JR学研都市(片町)線で鴻池新田駅に向かう途中に、放出という駅があったので、一旦降りて駅名標を写してみた。これで、「はなてん」と読む難読地名である。地元の人以外ではまず読むことはできないだろう。



放出(はなてん)駅


難読地名らしく、由来にはいろいろな説が出されている。放牧地だったために牛馬を放った説、草薙剣を盗んだ新羅の僧道行が難破してこの地に漂着し剣を放り出した説などが有名で、なかにはアイヌ語に由来するというものもあるようだ。

しかし、低湿地だったために樋を作って余分な水を放出したことに由来する、というのが有力。一説には仁徳天皇の時代のことという。

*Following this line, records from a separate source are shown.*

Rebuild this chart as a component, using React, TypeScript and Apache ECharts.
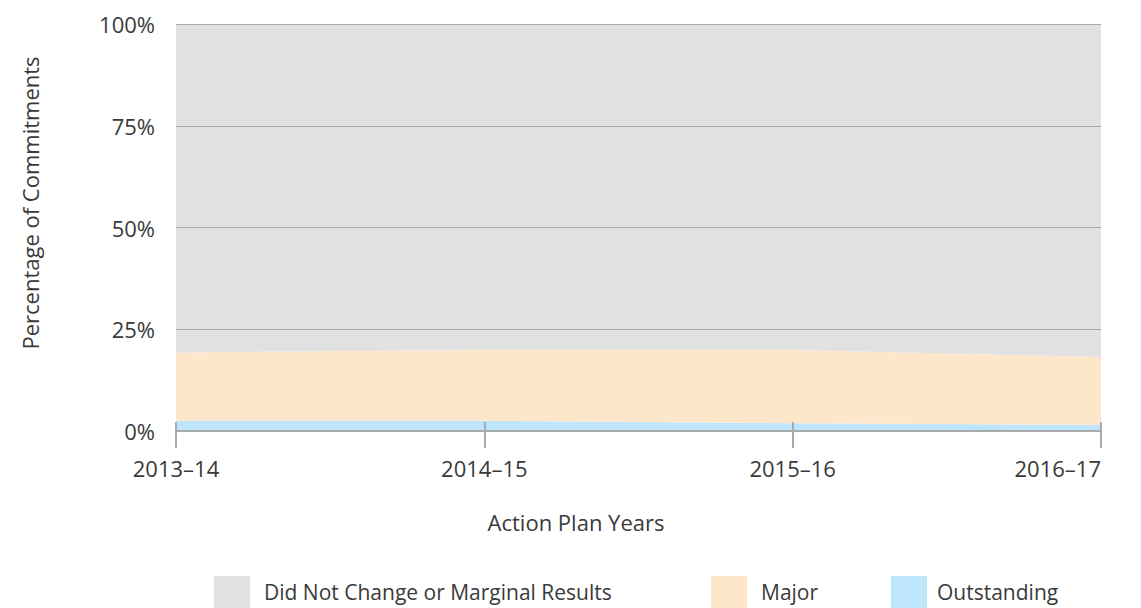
import React, { useEffect, useRef } from "react";
import * as echarts from "echarts";

const categories = ["2013–14", "2014–15", "2015–16", "2016–17"];
const outstanding = [2.5, 2.5, 1.9, 1.5];
const major = [16.8, 17.4, 18.0, 16.7];
const didNotChange = [80.7, 80.1, 80.1, 81.8];
const yTicks = [0, 25, 50, 75, 100];

const FONT = "'Open Sans', Lato, sans-serif";
const TEXT = "#3a3a3a";
const FS = 22;

export default function App() {
  const ref = useRef<HTMLDivElement>(null);
  useEffect(() => {
    if (!ref.current) return;
    const chart = echarts.init(ref.current, null, { renderer: "svg" });
    const area = (name: string, data: number[], color: string) => ({
      name,
      type: "line",
      stack: "total",
      data,
      symbol: "none",
      lineStyle: { width: 0 },
      areaStyle: { color, opacity: 1 },
      itemStyle: { color },
      silent: true,
    });
    const legendText = { fontSize: 21, color: TEXT, fontFamily: FONT, padding: [2, 0, 0, 9] };
    const legendBase = {
      top: 576,
      itemWidth: 36,
      itemHeight: 32,
      icon: "rect",
      padding: 0,
      textStyle: legendText,
    };
    chart.setOption({
      animation: false,
      textStyle: { fontFamily: FONT },
      grid: { left: 176, right: 40, top: 24, bottom: 177 },
      xAxis: [
        {
          type: "category",
          data: categories,
          boundaryGap: false,
          axisLine: { lineStyle: { color: "#aaaaaa", width: 2 } },
          axisTick: { length: 17, lineStyle: { color: "#aaaaaa", width: 2 } },
          axisLabel: {
            margin: 26,
            fontSize: FS,
            color: TEXT,
            fontFamily: FONT,
            alignMaxLabel: "right",
          },
          z: 10,
        },
        {
          type: "category",
          data: categories,
          boundaryGap: false,
          position: "bottom",
          axisLine: { show: false },
          axisTick: { inside: true, length: 9, lineStyle: { color: "#aaaaaa", width: 2 } },
          axisLabel: { show: false },
          z: 10,
        },
      ],
      yAxis: {
        type: "value",
        min: 0,
        max: 100,
        interval: 25,
        axisLine: { show: false },
        axisTick: { show: false },
        axisLabel: {
          margin: 21,
          fontSize: FS,
          color: TEXT,
          fontFamily: FONT,
          formatter: (v: number) => (yTicks.includes(v) ? v + "%" : ""),
        },
        splitLine: { lineStyle: { color: "#a8a8a8", width: 1 } },
        z: 10,
      },
      legend: [
        { ...legendBase, data: ["Did Not Change or Marginal Results"], left: 214 },
        { ...legendBase, data: ["Major"], left: 711 },
        {
          ...legendBase,
          data: ["Outstanding"],
          left: 891,
          textStyle: { ...legendText, padding: [2, 0, 0, 5] },
        },
      ],
      graphic: [
        {
          type: "text",
          x: 576,
          y: 522,
          style: {
            text: "Action Plan Years",
            fontSize: FS,
            fill: TEXT,
            fontFamily: FONT,
            align: "center",
            verticalAlign: "middle",
          },
        },
        {
          type: "text",
          x: 30,
          y: 203,
          rotation: Math.PI / 2,
          style: {
            text: "Percentage of Commitments",
            fontSize: FS,
            fill: TEXT,
            fontFamily: FONT,
            align: "center",
            verticalAlign: "middle",
          },
        },
      ],
      series: [
        area("Outstanding", outstanding, "#bde5fb"),
        area("Major", major, "#fee6cb"),
        area("Did Not Change or Marginal Results", didNotChange, "#e1e1e1"),
      ],
    });
    return () => chart.dispose();
  }, []);
  return <div ref={ref} style={{ width: 1141, height: 608, position: "absolute", left: 0, top: 0 }} />;
}
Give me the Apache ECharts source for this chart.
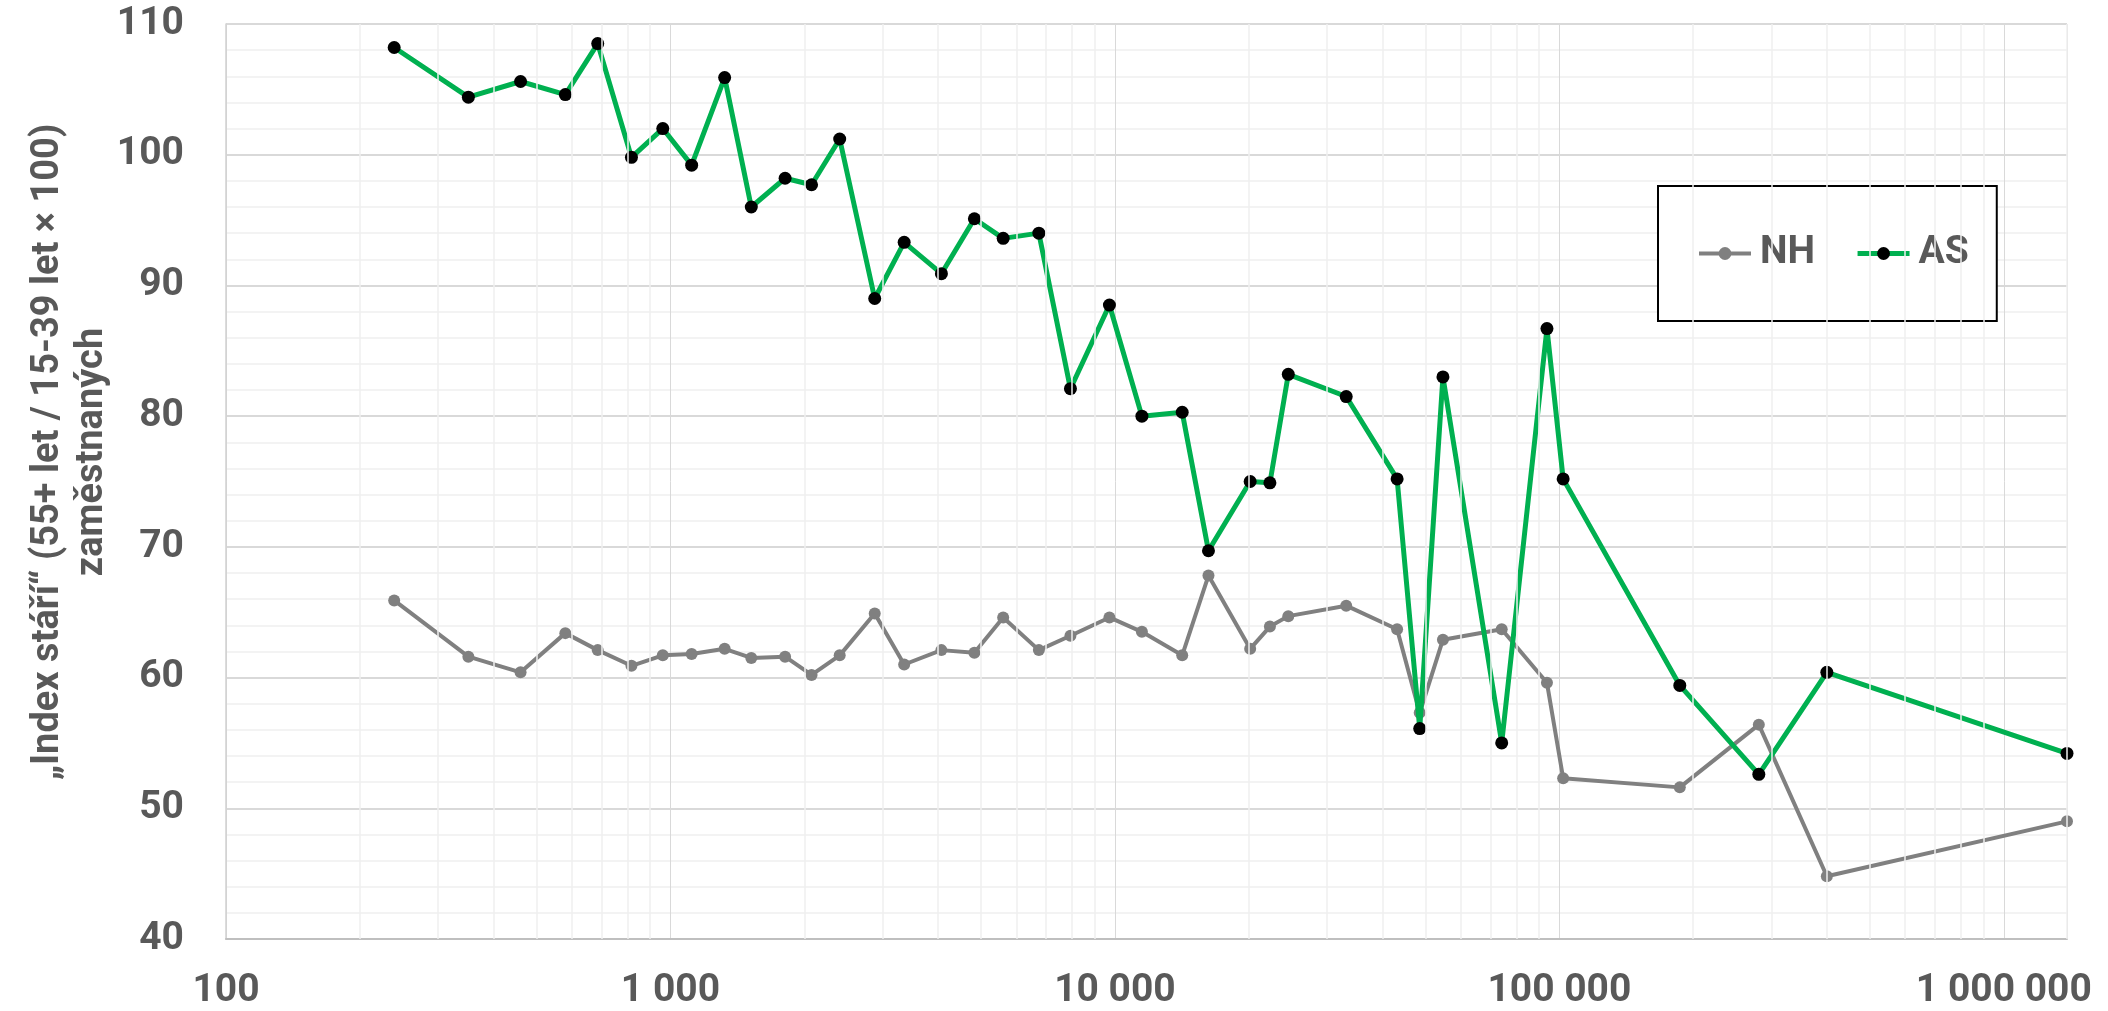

この付近は旧大和川の流域で、かつては寝屋川などいくつもの河川が流入する沼沢地だった。そして、沼の水は西に流れて淀川に合流しており、放出はその放出口だったらしい。地名ももとともは「はなちで」と言われ、やがて「はなてん」に変化したという。

明治28年に浪速鉄道(現在の片町線)が開通して放出駅ができたことで開発が進み、沼沢地としての面影はなくなってしまった。

ちなみに、現在の放出は東西にわかれ、放出東は鶴見区、放出西は城東区と、行政上は分断されている。